Japan is planning a futuristic farm where robots do the lifting in an experimental project on land swamped by the March tsunami, the government said yesterday.
Under an agriculture ministry plan, unmanned tractors would work fields where pesticides would have been replaced by LEDs keeping rice, wheat, soybeans, fruit and vegetables safe until robots can put them in boxes.
Carbon dioxide produced by machinery working on the up to 250 hectare site would be channeled back to crops to boost their growth and reduce reliance on chemical fertilizers, the Nikkei newspaper said.
The agricultural ministry will begin on-site research later this year with a plan to spend around ¥4 billion (US$52 million) over the next six years, a ministry official said.
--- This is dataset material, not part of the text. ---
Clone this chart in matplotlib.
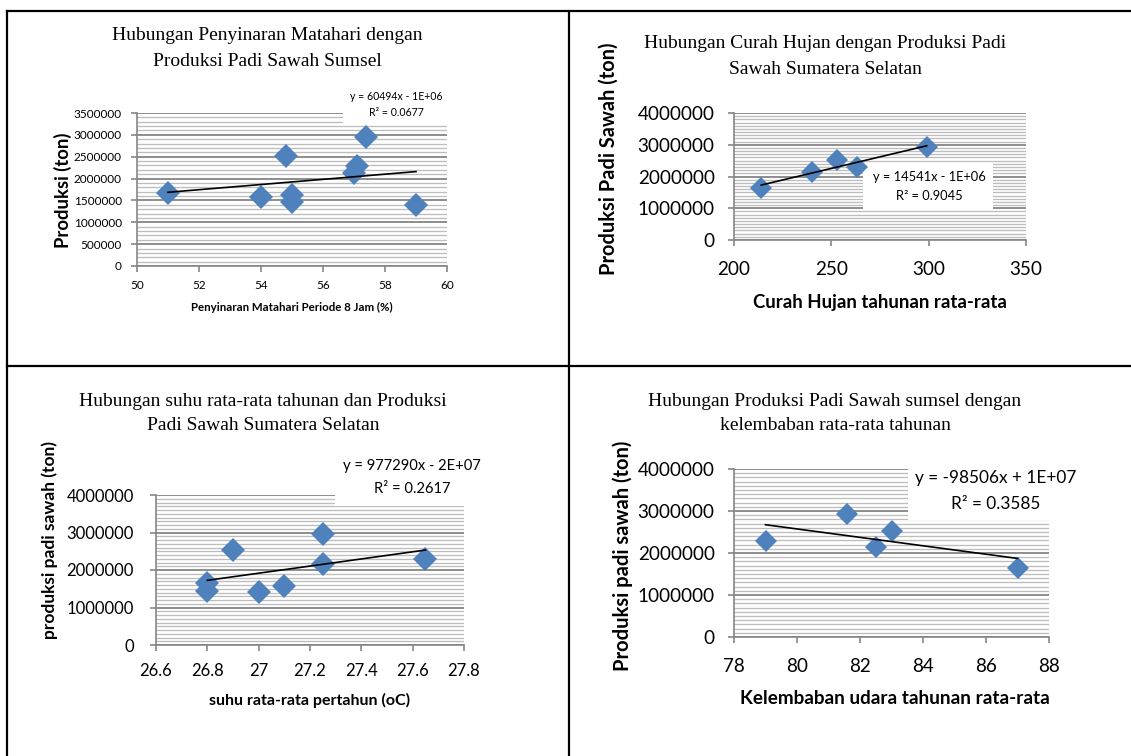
import numpy as np
import matplotlib
matplotlib.use("Agg")
import matplotlib.pyplot as plt
from matplotlib.patches import Rectangle
from matplotlib.lines import Line2D
from matplotlib.ticker import MultipleLocator, FuncFormatter

W, H, DPI = 1131, 756, 100

# ---------------- data ----------------
sun_x = [51.0, 54.0, 54.8, 55.0, 55.0, 57.0, 57.1, 57.4, 59.0]
sun_y = [1670000, 1580000, 2520000, 1620000, 1460000, 2130000, 2290000, 2950000, 1400000]

rain_x = [214, 240, 253, 263, 299]
rain_y = [1650000, 2140000, 2520000, 2300000, 2940000]

temp_x = [26.8, 26.8, 26.9, 27.0, 27.1, 27.25, 27.25, 27.65]
temp_y = [1660000, 1440000, 2540000, 1410000, 1570000, 2960000, 2160000, 2290000]

hum_x = [79.0, 81.6, 82.5, 83.0, 87.0]
hum_y = [2290000, 2940000, 2140000, 2530000, 1650000]

titles = [
    ["Hubungan Penyinaran Matahari dengan", "Produksi Padi Sawah Sumsel"],
    ["Hubungan Curah Hujan dengan Produksi Padi", "Sawah Sumatera Selatan"],
    ["Hubungan suhu rata-rata tahunan dan Produksi", "Padi Sawah Sumatera Selatan"],
    ["Hubungan Produksi Padi Sawah sumsel dengan", "kelembaban rata-rata tahunan"],
]
ylabels = ["Produksi (ton)", "Produksi Padi Sawah (ton)",
           "produksi padi sawah (ton)", "Produksi padi sawah (ton)"]
xlabels = ["Penyinaran Matahari Periode 8 Jam (%)", "Curah Hujan tahunan rata-rata",
           "suhu rata-rata pertahun (oC)", "Kelembaban udara tahunan rata-rata"]
equations = [
    ["y = 60494x - 1E+06", "R² = 0.0677"],
    ["y = 14541x - 1E+06", "R² = 0.9045"],
    ["y = 977290x - 2E+07", "R² = 0.2617"],
    ["y = -98506x + 1E+07", "R² = 0.3585"],
]

plt.rcParams["font.family"] = ["Lato", "DejaVu Sans"]
fig = plt.figure(figsize=(W / DPI, H / DPI), dpi=DPI)
fig.patch.set_facecolor("white")

MARKER = "#4F81BD"
AXC = "#868686"


def fx(x):
    return x / W


def fy(y):
    return 1 - y / H


def make_axes(box, xlim, xstep, ylim, ystep, yminor, ticksize, xpad, ypad):
    x0, y0, x1, y1 = box
    ax = fig.add_axes([fx(x0), fy(y1), (x1 - x0) / W, (y1 - y0) / H])
    ax.set_xlim(*xlim)
    ax.set_ylim(*ylim)
    ax.xaxis.set_major_locator(MultipleLocator(xstep))
    ax.yaxis.set_major_locator(MultipleLocator(ystep))
    ax.yaxis.set_minor_locator(MultipleLocator(yminor))
    ax.xaxis.set_major_formatter(FuncFormatter(lambda v, p: "%g" % round(v, 6)))
    ax.yaxis.set_major_formatter(FuncFormatter(lambda v, p: "%d" % round(v)))
    ax.set_axisbelow(True)
    ax.grid(axis="y", which="major", color="#858585", lw=1.3)
    ax.grid(axis="y", which="minor", color="#bdbdbd", lw=0.95)
    ax.grid(axis="x", visible=False)
    for s in ("top", "right"):
        ax.spines[s].set_visible(False)
    for s in ("left", "bottom"):
        ax.spines[s].set_color(AXC)
        ax.spines[s].set_linewidth(1.2)
    ax.tick_params(which="major", direction="out", length=4, width=1.2, color=AXC,
                   labelsize=ticksize, labelcolor="black")
    ax.tick_params(axis="x", pad=xpad)
    ax.tick_params(axis="y", pad=ypad)
    ax.tick_params(which="minor", length=0)
    ax.patch.set_alpha(0)
    return ax


def scatter_trend(ax, xs, ys, ms):
    xs = np.asarray(xs, float)
    ys = np.asarray(ys, float)
    k, b = np.polyfit(xs, ys, 1)
    xl = np.array([xs.min(), xs.max()])
    ax.plot(xs, ys, linestyle="none", marker="D", ms=ms, color=MARKER,
            markeredgewidth=0, zorder=3, clip_on=False)
    ax.plot(xl, k * xl + b, color="black", lw=1.2, zorder=4)


def white_box(ax, x0, y0, x1, y1):
    ax.add_patch(Rectangle((fx(x0), fy(y1)), (x1 - x0) / W, (y1 - y0) / H,
                           transform=fig.transFigure, facecolor="white",
                           edgecolor="none", zorder=1.5, clip_on=False))


def title(lines, cx, ys, size):
    for t, y in zip(lines, ys):
        fig.text(fx(cx), fy(y), t, ha="center", va="center", fontsize=size,
                 family=["Liberation Serif", "DejaVu Serif"])


def eq(lines, cx, ys, size):
    for t, y in zip(lines, ys):
        fig.text(fx(cx), fy(y), t, ha="center", va="center", fontsize=size)


def ylab(t, x, y, size):
    fig.text(fx(x), fy(y), t, rotation=90, ha="center", va="center",
             fontsize=size, fontweight="bold")


def xlab(t, x, y, size):
    fig.text(fx(x), fy(y), t, ha="center", va="center",
             fontsize=size, fontweight="bold")


# ---------- panel 1 ----------
ax1 = make_axes((137, 113, 447, 266), (50, 60), 2, (0, 3500000), 500000, 100000, 8.5, 6, 7)
white_box(ax1, 343, 85, 455, 125)
scatter_trend(ax1, sun_x, sun_y, 12.5)
title(titles[0], 267, (35, 61), 14)
eq(equations[0], 396, (97, 113), 7.6)
ylab(ylabels[0], 63, 190, 13.3)
xlab(xlabels[0], 292, 307, 8.3)

# ---------- panel 2 ----------
ax2 = make_axes((734, 113, 1026, 240), (200, 350), 50, (0, 4000000), 1000000, 100000, 13.6, 11, 10)
white_box(ax2, 863, 163, 993, 210)
scatter_trend(ax2, rain_x, rain_y, 11.5)
title(titles[1], 825, (44, 70), 14)
eq(equations[1], 929, (177, 196), 9.3)
ylab(ylabels[1], 609, 159, 14.4)
xlab(xlabels[1], 880, 302, 13.4)

# ---------- panel 3 ----------
ax3 = make_axes((156, 495, 464, 645), (26.6, 27.8), 0.2, (0, 4000000), 1000000, 100000, 12, 9, 12)
white_box(ax3, 335, 455, 470, 506)
scatter_trend(ax3, temp_x, temp_y, 12.5)
title(titles[2], 263, (401, 425), 14)
eq(equations[2], 412, (466, 489), 10.6)
ylab(ylabels[2], 50, 540, 12.5)
xlab(xlabels[2], 310, 700, 11.5)

# ---------- panel 4 ----------
ax4 = make_axes((734, 469, 1049, 637), (78, 88), 2, (0, 4000000), 1000000, 100000, 13.6, 11, 10)
white_box(ax4, 908, 462, 1060, 520)
scatter_trend(ax4, hum_x, hum_y, 11.5)
title(titles[3], 835, (401, 425), 14)
eq(equations[3], 996, (478, 504), 12.4)
ylab(ylabels[3], 623, 556, 14.5)
xlab(xlabels[3], 895, 699, 13.6)

# ---------- table borders ----------
def hline(y, x0, x1, lw=1.6):
    fig.add_artist(Line2D([fx(x0), fx(x1)], [fy(y), fy(y)], transform=fig.transFigure,
                          color="black", lw=lw))


def vline(x, y0, y1, lw=1.6):
    fig.add_artist(Line2D([fx(x), fx(x)], [fy(y0), fy(y1)], transform=fig.transFigure,
                          color="black", lw=lw))


hline(11, 7, 1131)
hline(366, 7, 1131)
vline(7, 11, 756)
vline(569, 11, 756)

fig.savefig("out.png", dpi=DPI, facecolor="white")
Land in Miyagi Prefecture, about 300km north of Tokyo, which was flooded by seawater on March 11, has been earmarked for the so-called “Dream Project.”
The tsunami, sparked by a magnitude 9 earthquake, inundated the country’s northeast, killing more than 19,000 people, according to the latest figures.
It also badly polluted the land, leaving it laden with salt and depositing oil on fields, with about 24,000 hectares of once-fertile farmland damaged by the tsunami, earthquake and fallout from the damaged Fukushima Dai-ichi nuclear power plant.
Meltdowns at reactors at the plant sent radiation into the air, the sea and food chain.
The atomic disaster and the ravaging of farmland were the latest blows to a struggling and ageing farm industry that is also facing the threat of renewed competition from abroad as Tokyo eyes a Pacific-wide free-trade pact.
High-tech companies such as Panasonic are to be invited to get involved in the project in a bid to give a much-needed boost to the beleaguered sector, the ministry spokesman said.
Among other companies expected to join the project are Fujitsu, Hitachi, Sharp, NEC, Yanmar, Ajinomoto and Ito-Yokado Co, according to the Nikkei.